Rescatar la tradición liberal
EL PASADO MES DE JUNIO, Ralph Peters, un militar norteamericano en la reserva, publicó en la revista Armed Forces Journal el mapa rediseñado de Oriente Próximo. A Irak lo parte en tres -como quizá acabará siendo inevitable-, y adjudica al Kurdistán Libre una parte de Turquía y otra de Irán; crea un Estado Sagrado Islámico para La Meca y Medina; a Irán le adjudica la zona afgana de Herat, y Afganistán gana espacio, por el otro lado, a costa de Pakistán; crea un Baluchistán libre, y así sucesivamente. El ejercicio es sintomático por dos razones: porque refleja el clima idealista de la política norteamericana actual, que se cree portadora de la misión de roturar el mundo y exportar a punta de pistola una especie de democracia fast-food, y, sobre todo, porque, como el propio militar reconoce, el criterio aplicado a la hora de dibujar el mapa es la combinación de las afinidades étnicas y del comunitarismo religioso.
Este anecdótico mapa es una confirmación más de algo que se está viendo estos días de rememoraciones y balances: cinco años después del 11-S, la guerra contra el terror se ha llevado por delante los valores de la gran tradición liberal -la de la emancipación individual, es decir, de la capacidad de cada cual de pensar y decidir por sí mismo-, y la era poscolonial empieza marcada por el signo de la fantasía de las homogeneidades étnicas y de las identidades absolutas de carácter religioso. Huttington decía choque de civilizaciones, Bush habla ahora de defensa de nuestra civilización. En cualquier caso, el debate planteado en términos de civilizaciones supone el reconocimiento de que hay una identidad primordial, la religiosa, que nos determina y condiciona. Y admite el temor de Dios como criterio de acción política. Al tiempo que otorga a los funcionarios de Dios, sean de la religión que sean, un papel en la configuración de lo público que nos retrotrae a tiempos preliberales.

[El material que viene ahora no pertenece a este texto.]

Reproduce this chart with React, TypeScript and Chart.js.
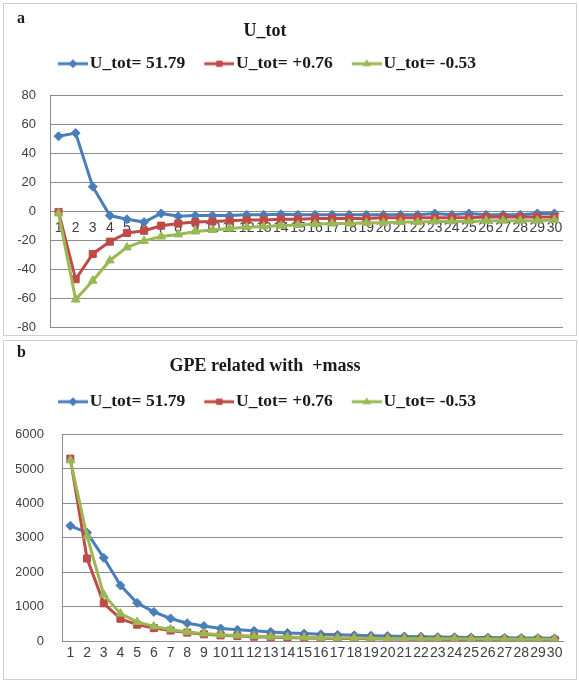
import React, { useEffect, useRef } from "react";
import { Chart, registerables } from "chart.js";
Chart.register(...registerables);

const categories = ["1","2","3","4","5","6","7","8","9","10","11","12","13","14","15","16","17","18","19","20","21","22","23","24","25","26","27","28","29","30"];
const seriesLabels = ["U_tot= 51.79", "U_tot= +0.76", "U_tot= -0.53"];
const seriesColors = ["#4A7EBB", "#BE4B48", "#98B954"];
const seriesMarkers = ["rectRot", "rect", "triangle"];

const titleA = "U_tot";
const titleB = "GPE related with  +mass";

// Panel a: U_tot
const uTotBlue = [51.8, 54, 17, -3, -5.5, -7.5, -1.5, -3.5, -3, -3, -3, -2.5, -2.5, -2, -2.5, -2.5, -2.5, -2.5, -2.5, -2.5, -2.5, -2.5, -1.5, -2.5, -1.5, -2.5, -2.5, -2.5, -1.5, -1.5];
const uTotRed = [-0.5, -47, -29.5, -21, -15, -13.5, -10, -8.5, -7.5, -7, -6.5, -6, -6, -5.5, -5.5, -5, -5, -5, -5, -4.5, -4.5, -4.5, -4.5, -4.5, -4.5, -4, -4, -4, -4, -4];
const uTotGreen = [-1.5, -61, -48, -34, -25, -20.5, -17.5, -16, -14, -13, -12, -11, -10.5, -10, -9.5, -9, -8.5, -8.5, -8, -8, -7.5, -7.5, -7, -7, -7, -6.5, -6.5, -6.5, -6.5, -6];
const uTotYTicks = [-80, -60, -40, -20, 0, 20, 40, 60, 80];

// Panel b: GPE related with +mass
const gpeBlue = [3350, 3150, 2420, 1620, 1110, 850, 660, 520, 440, 370, 330, 300, 270, 240, 220, 200, 185, 170, 160, 150, 140, 130, 120, 115, 110, 105, 100, 95, 90, 85];
const gpeRed = [5300, 2400, 1100, 650, 480, 380, 310, 250, 200, 170, 150, 130, 115, 105, 95, 85, 80, 75, 70, 65, 60, 58, 55, 52, 50, 48, 46, 44, 42, 40];
const gpeGreen = [5250, 3050, 1350, 800, 560, 430, 340, 270, 220, 190, 165, 145, 130, 120, 110, 100, 95, 90, 85, 80, 75, 72, 70, 68, 65, 62, 60, 58, 56, 55];
const gpeYTicks = [0, 1000, 2000, 3000, 4000, 5000, 6000];

const gridColor = "#8c8c8c";
const tickColor = "#404040";
const serif = "'Liberation Serif', 'DejaVu Serif', serif";
const sans = "'Liberation Sans', 'DejaVu Sans', sans-serif";

function drawMarker(ctx: CanvasRenderingContext2D, style: string, x: number, y: number, r: number) {
  ctx.beginPath();
  if (style === "rectRot") {
    ctx.moveTo(x - r, y); ctx.lineTo(x, y - r); ctx.lineTo(x + r, y); ctx.lineTo(x, y + r);
  } else if (style === "rect") {
    const s = r * Math.SQRT1_2;
    ctx.rect(x - s, y - s, 2 * s, 2 * s);
  } else {
    ctx.moveTo(x, y - r); ctx.lineTo(x + r * 0.95, y + r * 0.55); ctx.lineTo(x - r * 0.95, y + r * 0.55);
  }
  ctx.closePath();
  ctx.fill();
}

// legend icon: transparent lead-in, then a 30px line with the marker in its middle
function legendIcon(i: number) {
  const c = document.createElement("canvas");
  c.width = 38; c.height = 14;
  const ctx = c.getContext("2d")!;
  ctx.strokeStyle = seriesColors[i];
  ctx.fillStyle = seriesColors[i];
  ctx.lineWidth = 3;
  ctx.beginPath(); ctx.moveTo(8, 7); ctx.lineTo(38, 7); ctx.stroke();
  drawMarker(ctx, seriesMarkers[i], 23, 7, 4.5);
  return c;
}

function makeDatasets(values: number[][]) {
  const radii = [4.5, 5, 5];
  return values.map((v, i) => ({
    label: seriesLabels[i],
    data: v,
    borderColor: seriesColors[i],
    backgroundColor: seriesColors[i],
    borderWidth: 3,
    pointStyle: seriesMarkers[i],
    pointRadius: radii[i],
    pointBorderWidth: 1,
    pointBackgroundColor: seriesColors[i],
    pointBorderColor: seriesColors[i],
    tension: 0,
    order: 2 - i,
  }));
}

const legendPlace = (left: number, top: number) => ({
  id: "legendPlace",
  afterLayout(chart: any) {
    const l = chart.legend;
    if (!l) return;
    const w = l.right - l.left;
    const h = l.bottom - l.top;
    l.left = left; l.right = left + w;
    l.top = top; l.bottom = top + h;
  },
});

function buildOptions(kind: "a" | "b") {
  const icons = [legendIcon(0), legendIcon(1), legendIcon(2)];
  const yTicks = kind === "a" ? uTotYTicks : gpeYTicks;
  return {
    responsive: false,
    animation: false as const,
    layout: { padding: kind === "a" ? { left: 12, right: 13, top: 46, bottom: 8 } : { left: 12, right: 13, top: 48, bottom: 13 } },
    plugins: {
      tooltip: { enabled: false },
      title: { display: false },
      legend: {
        position: "top" as const,
        align: "start" as const,
        labels: {
          padding: 18,
          usePointStyle: true,
          pointStyleWidth: 24,
          color: "#1a1a1a",
          font: { family: serif, size: 17.5, weight: "bold" as const },
          sort: (a: any, b: any) => a.datasetIndex - b.datasetIndex,
          generateLabels: (chart: any) => {
            const items = (Chart.defaults.plugins.legend.labels as any).generateLabels(chart);
            return items.map((it: any) => ({ ...it, pointStyle: icons[it.datasetIndex] }));
          },
        },
      },
    },
    scales: {
      x: {
        type: "category" as const,
        position: kind === "a" ? ({ y: 0 } as any) : ("bottom" as const),
        offset: true,
        grid: { display: false, drawTicks: false },
        border: { display: true, color: gridColor, width: 1 },
        ticks: {
          autoSkip: false,
          maxRotation: 0,
          padding: kind === "a" ? 8 : 4,
          color: tickColor,
          font: { family: sans, size: 14 },
        },
      },
      y: {
        min: yTicks[0],
        max: yTicks[yTicks.length - 1],
        ticks: {
          stepSize: yTicks[1] - yTicks[0],
          padding: kind === "a" ? 14 : 18,
          color: tickColor,
          font: { family: sans, size: 13 },
          callback: (v: any) => String(v),
        },
        grid: { color: gridColor, lineWidth: 1, drawTicks: false },
        border: { display: true, color: gridColor, width: 1 },
        afterFit: (s: any) => {
          s.width = kind === "a" ? 34 : 46;
          if (kind === "a") { s.paddingTop = 0; s.paddingBottom = 0; }
        },
      },
    },
  };
}

function Panel(props: { kind: "a" | "b"; top: number; height: number; letter: string; title: string; titleCenterY: number; letterY: number; legendTop: number; values: number[][] }) {
  const ref = useRef<HTMLCanvasElement | null>(null);
  useEffect(() => {
    if (!ref.current) return;
    const chart = new Chart(ref.current, {
      type: "line",
      data: { labels: categories, datasets: makeDatasets(props.values) as any },
      options: buildOptions(props.kind) as any,
      plugins: [legendPlace(35, props.legendTop)],
    });
    return () => chart.destroy();
  }, []);
  const w = 572;
  const h = props.height - 2;
  return (
    <div style={{ position: "absolute", left: 3, top: props.top, width: 574, height: props.height, boxSizing: "border-box", border: "1px solid #cfcfcf", background: "#fff" }}>
      <canvas ref={ref} width={w} height={h} style={{ position: "absolute", left: 0, top: 0, width: w, height: h }} />
      <div style={{ position: "absolute", left: 13, top: props.letterY - 10, lineHeight: "20px", font: `bold 16px ${serif}`, color: "#1a1a1a" }}>{props.letter}</div>
      <div style={{ position: "absolute", left: 0, width: 522, top: props.titleCenterY - 10, lineHeight: "20px", textAlign: "center", font: `bold 18px ${serif}`, color: "#1a1a1a", whiteSpace: "pre" }}>{props.title}</div>
    </div>
  );
}

export default function App() {
  return (
    <div style={{ position: "absolute", left: 0, top: 0, width: 579, height: 684, background: "#fff" }}>
      <Panel kind="a" top={3} height={333} letter="a" title={titleA} titleCenterY={26} letterY={15} legendTop={33} values={[uTotBlue, uTotRed, uTotGreen]} />
      <Panel kind="b" top={340} height={340} letter="b" title={titleB} titleCenterY={24} letterY={12} legendTop={34} values={[gpeBlue, gpeRed, gpeGreen]} />
    </div>
  );
}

La experiencia de estos cinco años confirma que la visión del mundo de Bush y el fundamentalismo religioso se necesitan. No sólo porque ciertas formas de fundamentalismo cristiano alimentan el discurso del presidente, por ejemplo, en el rechazo a ciertas dimensiones de la explicación científica del mundo, sino también porque es en el forcejeo con el fundamentalismo islamista que Bush ha construido su discurso y sus mayorías. Se equivocan, por tanto, una vez más, aquellos sectores de izquierda que, por antiamericanismo -que es el último estadio del viejo discurso anticapitalista-, en la confrontación entre Bush y sus enemigos, muestran comprensión o simpatía por grupos como, por ejemplo, Hezbolá. La línea divisoria está en otra parte. La línea divisoria que separa la sociedad cerrada de la socidedad abierta pasa entre los que creen en unas comunidades orgánicas articuladas en torno a la tríada familia-patria-Dios y los que creen que la convivencia en libertad se basa sobre la autonomía del individuo. Y en esta división, Bush y Hezbolá están del mismo lado.
La revolución conservadora liderada por la Administración de Bush ha dinamitado la tradición liberal que parecía haber salido triunfadora de la guerra fría. La guerra contra el terror, como propuesta ideológica principal de este periodo, con sus efectos negativos para las libertades y su capacidad de intoxicación de la sociedad por el uso del miedo como veneno, es el artefacto sobre el que se ha montado Bush para mantener viva su revolución. El frenesí de todo proceso revolucionario le ha hecho cometer errores estratégicos básicos: la guerra de Irak, principalmente, que está degradando la capacidad de persuasión de la gran potencia. Bush necesita ganar la guerra contra el terror, y al mismo tiempo sabe que es una guerra que no tiene fecha y final y que le conviene mantenerla viva para evitar el descarrilamiento de los suyos. Las revoluciones fatigan. Y cuando, perdido el entusiasmo inicial, los ciudadanos descubren las mentiras, el desgaste es imparable.
En este quinto aniversario del 11-S han empezado a oírse en Estados Unidos las voces liberales (no confundir la gran tradición liberal con el mal llamado neoliberalismo) que parecía que se habían callado para siempre presas del temor de los dioses. Probablemente, ironías del destino, será la izquierda la que tendrá que rescatar la tradición liberal. Al fin y al cabo, la emancipación individual sólo puede conseguirse cuando el Estado garantiza a las personas la protección respecto de su familia, respecto del mercado y respecto de cualquier institución que pretenda convertirlas en orgánicas a la fuerza. Y esto es propio del modelo nórdico de Estado de bienestar.